Throughout the history of American law enforcement, policies and tactics have been changed as a result of critical incidents that have resulted in tragedies for both officers and civilians. Incidents such as Newhall, the Miami-Dade FBI shootout, and North Hollywood bank robbery identified elements of change needed to improve police tactics and enhance officer safety.
Recently, a number of incidents involving officers shooting at moving cars have led to many law enforcement trainers and policymakers rethinking officer tactics and positioning when dealing with resistive suspects inside vehicles.
A review of more than 30 vehicle shootings involving police officers since 2001 reveals that there have been more than 17 officers injured and at least two officers killed as a result of incidents involving motor vehicles being used as weapons by suspects. Five officers have also been prosecuted criminally as a result of their involvement in “vehicle shootings.” Two of these officers were terminated by their agencies even though they were acquitted.
While there are certainly incidents in which officers are attacked with vehicles without any prior warning, many of these incidents were the result of poor police tactics and training. For example, many of the officers involved in these incidents positioned themselves in the path of a motor vehicle in the early stages of an incident, apparently in an attempt to “control” the suspect or prevent the suspect from leaving the scene.
If you take nothing else away from this article, then remember this: Your flesh, bone, and muscle are no match against the mass and momentum of a car or truck. You may think this is common sense and no officer would truly believe that his or her body and badge could stop a motorized vehicle. But people, including officers, often react without thinking.
Review of several videos of officers who were attacked with vehicles reveals that in many cases there were several seconds during which the officer had an opportunity to decrease the risk of attack by moving but, for some reason, failed to do so. In one particular video an officer is resting his knee against the front bumper of a vehicle preventing the suspect from driving away. The suspect eventually drove away and the officer opened fire, hitting the suspect.

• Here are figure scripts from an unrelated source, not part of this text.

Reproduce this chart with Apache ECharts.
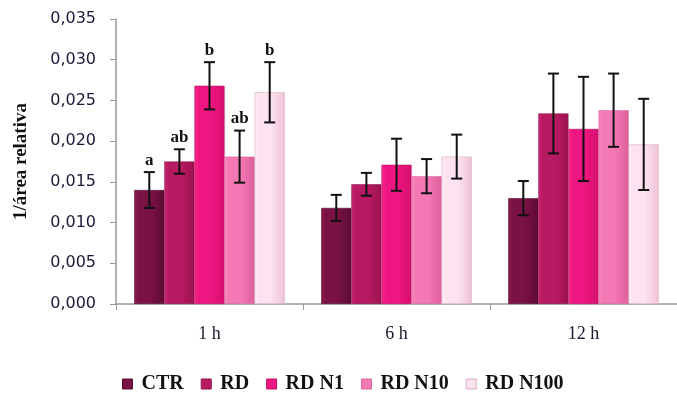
<!DOCTYPE html>
<html>
<head>
<meta charset="utf-8">
<script src="https://cdn.jsdelivr.net/npm/echarts@6/dist/echarts.min.js"></script>
<style>
  html, body { margin: 0; padding: 0; background: #fff; }
  #main { width: 677px; height: 402px; }
</style>
</head>
<body>
<div id="main"></div>
<script>
// categorias e séries
var categories = ['1 h', '6 h', '12 h'];
var seriesNames = ['CTR', 'RD', 'RD N1', 'RD N10', 'RD N100'];
var ctrValues = [0.0140, 0.0118, 0.0130];
var rdValues = [0.0175, 0.0147, 0.0234];
var rdN1Values = [0.0268, 0.0171, 0.0215];
var rdN10Values = [0.0181, 0.0157, 0.0238];
var rdN100Values = [0.0260, 0.0181, 0.0196];
// desvio (barras de erro)
var ctrErr = [0.0022, 0.0016, 0.0021];
var rdErr = [0.0015, 0.0014, 0.0049];
var rdN1Err = [0.0029, 0.0032, 0.0064];
var rdN10Err = [0.0032, 0.0021, 0.0045];
var rdN100Err = [0.0037, 0.0027, 0.0056];
// letras de significância (só 1 h)
var letters1h = ['a', 'ab', 'b', 'ab', 'b'];

var allValues = [ctrValues, rdValues, rdN1Values, rdN10Values, rdN100Values];
var allErr = [ctrErr, rdErr, rdN1Err, rdN10Err, rdN100Err];
var colors = [
    ['#8a1a4f', '#7a1244', '#5c0b32'],
    ['#c92570', '#b81a62', '#9c124f'],
    ['#f72a8b', '#ee1680', '#d60f6e'],
    ['#f98cc0', '#f478b4', '#dd5f9c'],
    ['#fff0f7', '#fde2ef', '#eec2d6']
];
var borders = ['#5a0c33', '#8e1450', '#c20f66', '#d56a9e', '#d9aec4'];

var chartDom = document.getElementById('main');
var myChart = echarts.init(chartDom);

function grad(c) { // gradiente horizontal p/ efeito 3D
    return new echarts.graphic.LinearGradient(0, 0, 1, 0, [
        { offset: 0, color: c[0] },
        { offset: 0.15, color: c[1] },
        { offset: 0.55, color: c[1] },
        { offset: 1, color: c[2] }
    ]);
}

var series = [];
for (var s = 0; s < seriesNames.length; s++) {
    series.push({
        name: seriesNames[s],
        type: 'bar',
        data: allValues[s],
        barGap: '0%',
        barCategoryGap: '19.5%',
        itemStyle: {
            color: grad(colors[s]),
            borderColor: borders[s],
            borderWidth: 0.6
        },
        emphasis: { disabled: true }
    });
}

// barras de erro
var errData = [];
for (var s = 0; s < seriesNames.length; s++) {
    for (var c = 0; c < categories.length; c++) {
        var v = allValues[s][c];
        var e = allErr[s][c];
        errData.push([c, s, v - e, v + e, c === 0 ? letters1h[s] : '']);
    }
}
series.push({
    type: 'custom',
    name: 'err',
    data: errData,
    z: 10,
    silent: true,
    renderItem: function (params, api) {
        var c = api.value(0);
        var s = api.value(1);
        var lo = api.coord([c, api.value(2)]);
        var hi = api.coord([c, api.value(3)]);
        var band = api.size([1, 0])[0];
        var bw = band * (1 - 0.195) / 5;
        var x = lo[0] + (s - 2) * bw;
        var cap = 5.5;
        var st = { stroke: '#111', lineWidth: 2 };
        var children = [
            { type: 'line', shape: { x1: x, y1: lo[1], x2: x, y2: hi[1] }, style: st },
            { type: 'line', shape: { x1: x - cap, y1: lo[1], x2: x + cap, y2: lo[1] }, style: st },
            { type: 'line', shape: { x1: x - cap, y1: hi[1], x2: x + cap, y2: hi[1] }, style: st }
        ];
        var txt = errData[params.dataIndex][4];
        if (txt) {
            children.push({
                type: 'text',
                style: {
                    text: txt, x: x, y: hi[1] - 3,
                    align: 'center', verticalAlign: 'bottom',
                    font: 'bold 17px "Liberation Serif"', fill: '#111'
                }
            });
        }
        return { type: 'group', children: children };
    }
});

var option = {
    animation: false,
    grid: { left: 116, top: 19, bottom: 98, width: 570 },
    legend: {
        data: seriesNames.map(function (n, i) {
            return { name: n, itemStyle: { color: colors[i][1], borderColor: borders[i], borderWidth: 1 } };
        }),
        bottom: 3,
        left: 117,
        icon: 'rect',
        itemWidth: 10,
        itemHeight: 10,
        itemGap: 17,
        textStyle: { fontFamily: 'Liberation Serif', fontWeight: 'bold', fontSize: 20, color: '#111', padding: [0, 0, 0, 4] }
    },
    xAxis: {
        type: 'category',
        data: categories,
        axisLine: { lineStyle: { color: '#999', width: 1.5 } },
        axisTick: { show: true, length: 6, lineStyle: { color: '#999' } },
        axisLabel: { margin: 21, fontFamily: 'Liberation Serif', fontSize: 18, color: '#1a1a2e' }
    },
    yAxis: {
        type: 'value',
        min: 0,
        max: 0.035,
        interval: 0.005,
        name: '1/área relativa',
        nameLocation: 'middle',
        nameGap: 85,
        nameTextStyle: { fontFamily: 'Liberation Serif', fontWeight: 'bold', fontSize: 19, color: '#111' },
        splitLine: { show: false },
        axisLine: { show: true, lineStyle: { color: '#999', width: 1.5 } },
        axisTick: { show: true, length: 6, lineStyle: { color: '#999' } },
        axisLabel: {
            margin: 20,
            fontFamily: 'DejaVu Sans',
            fontSize: 16,
            color: '#1a1a3a',
            formatter: function (v) { return v.toFixed(3).replace('.', ','); }
        }
    },
    series: series
};
option && myChart.setOption(option);
</script>
</body>
</html>
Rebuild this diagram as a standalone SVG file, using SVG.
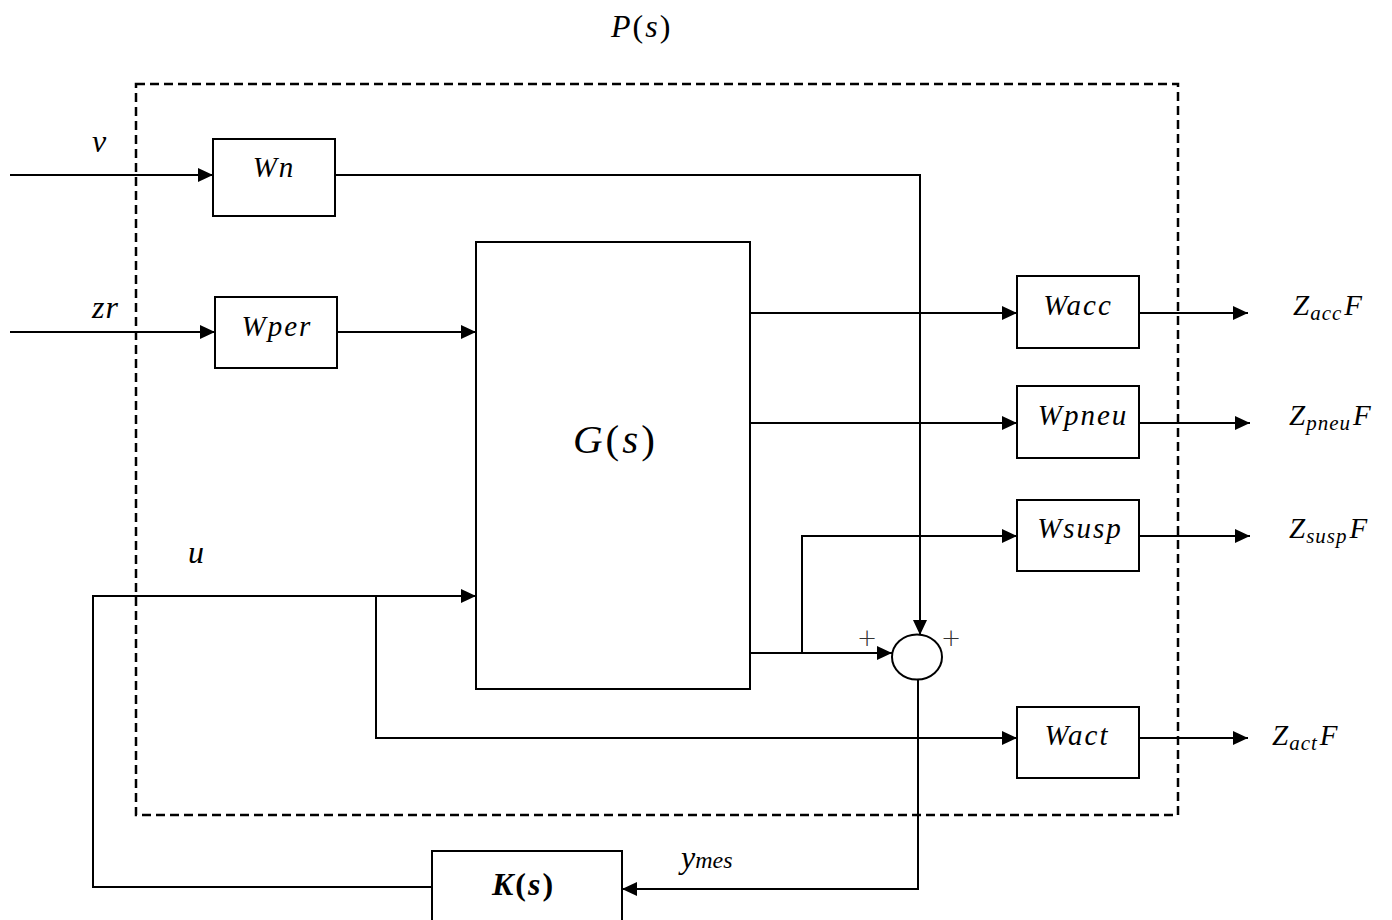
<svg xmlns="http://www.w3.org/2000/svg" width="1392" height="920" viewBox="0 0 1392 920">
<defs>
<marker id="arr" markerUnits="userSpaceOnUse" markerWidth="16" markerHeight="16" refX="15" refY="7" orient="auto">
<path d="M0,0 L15,7 L0,14 Z" fill="#000"/>
</marker>
<style>
.box{fill:#fff;stroke:#000;stroke-width:2}
.ln{fill:none;stroke:#000;stroke-width:2}
.ar{fill:none;stroke:#000;stroke-width:2;marker-end:url(#arr)}
.t{font-family:"Liberation Serif","Times New Roman",serif;font-style:italic;font-size:29px;fill:#000}
.c{text-anchor:middle;letter-spacing:2px}
.up{font-style:normal}
.sub{font-size:21px}
.big{font-size:32px}
.pl{font-family:"DejaVu Sans","Liberation Sans",sans-serif;font-size:24px;font-weight:300;fill:#333}
</style>
</defs>
<rect width="1392" height="920" fill="#fff"/>

<g id="frame">
<rect x="136" y="84" width="1042" height="731" fill="none" stroke="#000" stroke-width="2.5" stroke-dasharray="9 5"/>
<text class="t big" x="611" y="37" letter-spacing="2">P<tspan class="up">(</tspan>s<tspan class="up">)</tspan></text>
</g>

<g id="connectors">
<path class="ar" d="M10,175 H213"/>
<path class="ar" d="M10,332 H215"/>
<path class="ar" d="M337,332 H476"/>
<path class="ar" d="M335,175 H920 V635"/>
<path class="ar" d="M750,313 H1017"/>
<path class="ar" d="M750,423 H1017"/>
<path class="ar" d="M750,653 H892"/>
<path class="ar" d="M802,653 V536 H1017"/>
<path class="ar" d="M432,887 H93 V596 H476"/>
<path class="ar" d="M376,596 V738 H1017"/>
<path class="ar" d="M918,680 V889 H622"/>
<path class="ar" d="M1139,313 H1248"/>
<path class="ar" d="M1139,423 H1250"/>
<path class="ar" d="M1139,536 H1250"/>
<path class="ar" d="M1139,738 H1248"/>
</g>

<g id="node-Wn">
<rect class="box" x="213" y="139" width="122" height="77"/>
<text class="t c" x="274" y="177">Wn</text>
</g>
<g id="node-Wper">
<rect class="box" x="215" y="297" width="122" height="71"/>
<text class="t c" x="277" y="336">Wper</text>
</g>
<g id="node-G">
<rect class="box" x="476" y="242" width="274" height="447"/>
<text class="t" x="573" y="453" letter-spacing="3" style="font-size:41px">G<tspan class="up">(</tspan>s<tspan class="up">)</tspan></text>
</g>
<g id="node-Wacc">
<rect class="box" x="1017" y="276" width="122" height="72"/>
<text class="t c" x="1078" y="315">Wacc</text>
</g>
<g id="node-Wpneu">
<rect class="box" x="1017" y="386" width="122" height="72"/>
<text class="t c" x="1083" y="425">Wpneu</text>
</g>
<g id="node-Wsusp">
<rect class="box" x="1017" y="500" width="122" height="71"/>
<text class="t c" x="1080" y="538">Wsusp</text>
</g>
<g id="node-Wact">
<rect class="box" x="1017" y="707" width="122" height="71"/>
<text class="t c" x="1077" y="745">Wact</text>
</g>
<g id="node-sum">
<ellipse cx="917" cy="657" rx="25" ry="22.5" fill="#fff" stroke="#000" stroke-width="2"/>
<text class="pl" x="857" y="646">+</text>
<text class="pl" x="941" y="646">+</text>
</g>
<g id="node-K">
<rect class="box" x="432" y="851" width="190" height="80"/>
<text class="t big" x="492" y="895" letter-spacing="2" style="font-weight:bold">K<tspan class="up">(</tspan>s<tspan class="up">)</tspan></text>
</g>

<g id="labels">
<text class="t big" x="92" y="152">v</text>
<text class="t big" x="92" y="318" letter-spacing="1">zr</text>
<text class="t big" x="188" y="563">u</text>
<text class="t big" x="681" y="868">y<tspan style="font-size:24px">mes</tspan></text>
<text class="t" x="1293" y="315" letter-spacing="1">Z<tspan class="sub" dy="5">acc</tspan><tspan dy="-5" dx="2">F</tspan></text>
<text class="t" x="1289" y="425" letter-spacing="1">Z<tspan class="sub" dy="5">pneu</tspan><tspan dy="-5" dx="2">F</tspan></text>
<text class="t" x="1289" y="538" letter-spacing="1">Z<tspan class="sub" dy="5">susp</tspan><tspan dy="-5" dx="2">F</tspan></text>
<text class="t" x="1272" y="745" letter-spacing="1">Z<tspan class="sub" dy="5">act</tspan><tspan dy="-5" dx="2">F</tspan></text>
</g>
</svg>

Which brings me to another point. Many officers think that the best way to stop a fleeing driver is to shoot. But ask yourself this: What happens to the vehicle if you hit that driver?
We have learned that sometimes even when the human body is mortally wounded it will still function for many seconds. This means that shooting the driver of an oncoming vehicle will not necessarily prevent him or her from striking you with more than 2,000 pounds of automobile.
And let’s say your shots do incapacitate the driver. This will not immediately stop his or her vehicle. It will keep coming at you or become an unguided missile careening down the street.
Most of you know this. It is after all common sense. The problem is that many of you haven’t been trained to react properly when a driver either attacks you with a car or tries to drive away when you are in front of the vehicle.
Part of the reason for this logical disconnect is what researchers call “process time.”
As a vehicle moves, the background changes continually. So it may be difficult for you to even process the information about what is around and in front of the vehicle as it approaches you.
Research conducted by Dr. Bill Lewinski, director of the Force Science Research Center at Mankato State University, demonstrates that officers will very likely become fixated or focused on what is most important “in the scene” to them. In other words, they may become so fixated on the suspect in the vehicle that they do not perceive what is in the background.
This phenomenon can lead to tragic results. In two separate incidents on the East Coast, three bystanders were unintentionally shot, two fatally, by police who were shooting at suspects in vehicles.
Leadership and Discipline
The key tactical concern that police trainers must address to prevent these tragic incidents is the positioning of the officers at the time of the incidents.
For example, in one incident an officer ran up to the driver’s side of a vehicle after a pursuit. He then positioned himself near the front of the vehicle.
Consequently, when the driver tried to flee, he perceived that he was being attacked by the driver who was using the vehicle as a weapon. The officer fired on the driver. Yet, despite multiple gunshot wounds that proved to be fatal, the suspect drove from the scene.
The officer was charged criminally as a result of his actions, but was not convicted. One review of the incident referred to the Newhall incident (See “41⁄2 Minutes in Newhall” on page 57) to explain why the officer may have run up to the driver and drawn his gun.
However, the lesson of Newhall is not that a tactical advantage can be gained by running up to an occupied car that is occupied. In fact, that incident clearly illustrates why officers should use cover and avoid running up to a suspect vehicle at the conclusion of a pursuit, unless there is some established tactical need to do so, such as a hostage rescue.